Portability and lock‑in:

  • Portability across TensorRT/ONNX/TVM safeguards against vendor lock‑in and eases platform A/B valuation. In practice, feature parity is uneven; plan for a dual‑track compile strategy during sourcing and validation, and insist on intermediate formats that maintain graph semantics.
  • Platform‑specific features matter: Thor’s FP8 Transformer Engine can unlock larger temporal windows, while EyeQ Ultra’s tightly coupled software stack favors vision‑first BEV pipelines with map priors. Recognize that “paper‑to‑product” speed depends as much on toolchain maturity as on model design.

Compliance and Assurance: Evidence Executives Should Demand

Foundation models do not waive safety, SOTIF, or cybersecurity obligations. Leadership should require an evidence package that covers:

  • Functional safety and SOTIF: Process conformance to ISO 26262 and demonstration of safe behavior under performance limitations and misuse per SOTIF (ISO/PAS 21448). Include hazard analysis, ASIL decomposition, and argumentation connecting perception limitations to mitigations.
  • Closed‑loop and HIL evaluation: Scenario‑based and log‑replay testing that ties perception metrics to planning outcomes—collision/infraction rates, time‑to‑collision margins, comfort (jerk/brake), and planner oscillations—across night, rain, fog, occlusion, sensor failures, and calibration drift.
  • Calibration and OOD gating: Measured uncertainty calibration (e.g., ECE, NLL) and open‑set/OOD detection performance on the perception outputs, with runtime gating and safe fallback behavior.
  • Robustness and redundancy: Results on night/rain subsets and simulated adverse conditions; evidence of graceful degradation under camera/LiDAR/radar dropouts and calibration drift.
  • Cybersecurity and updates: Organizational and technical controls aligned with UNECE R155, plus secure update and fleet lifecycle management aligned with UNECE R156.

Executives should also insist on interpretable artifacts—BEV attention maps, occupancy volumes, saliency—used for failure analysis and scenario tagging, while recognizing that the safety case rests on measurable performance bounds and monitors, not on qualitative visuals alone.

ODD‑Aligned Selection Guide

Match stack configuration to operating design domain, not aspiration:

  • Cost‑/power‑constrained L2+; daylight‑biased ODD: Camera‑only foundation model (efficient BEV video with strong visual backbones) plus map priors. Add robust depth estimation and OOD gating.
  • L2+/L3 mixed conditions; limited LiDAR channels: LiDAR‑centric detector with temporal aggregation and occupancy; optional radar for early velocity and adverse‑weather gains. Maintain calibration monitors.
  • All‑weather L2+/L3 with multi‑sensor suite: BEV fusion foundation model (camera + LiDAR ± radar) with occupancy and joint tracking. Target INT8 on Orin/Ride/Flex for 10–20 Hz; leverage FP8 and larger windows on Thor.
  • Complex urban L3 with V2X: Fusion FM + map priors + cooperative perception features when available and within compute limits. Ensure communications QoS and consider dynamic map updates.

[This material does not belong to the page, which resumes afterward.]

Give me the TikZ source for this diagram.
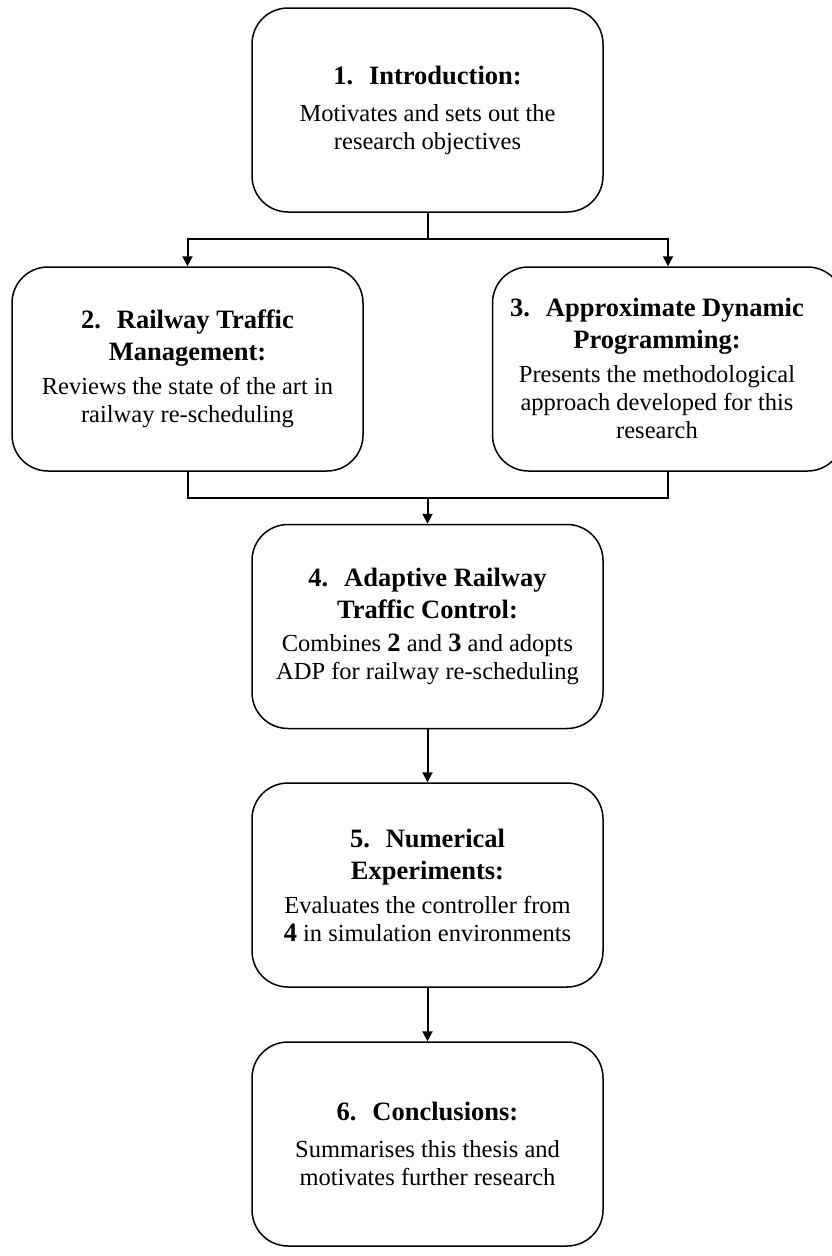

Vendor and Toolchain Considerations

  • NVIDIA DRIVE Orin/Thor: Leverage TensorRT and FP8 support on Thor to expand temporal horizons or camera counts. Plan for DLA/GPU scheduling and mixed precision.
  • Qualcomm Snapdragon Ride/Ride Flex: Target INT8 deployments with optimized compilation/scheduling; use Ride Flex for mixing cockpit and ADAS under real‑time constraints.
  • Mobileye EyeQ Ultra: Align with vision‑first BEV pipelines and map priors; clarify configuration‑dependent support for LiDAR/radar fusion.
  • Cross‑platform portability: Retain ONNX graph exports and maintain TVM‑based fallbacks where feasible to avoid single‑vendor exposure, particularly during multi‑year sourcing cycles and hardware refreshes.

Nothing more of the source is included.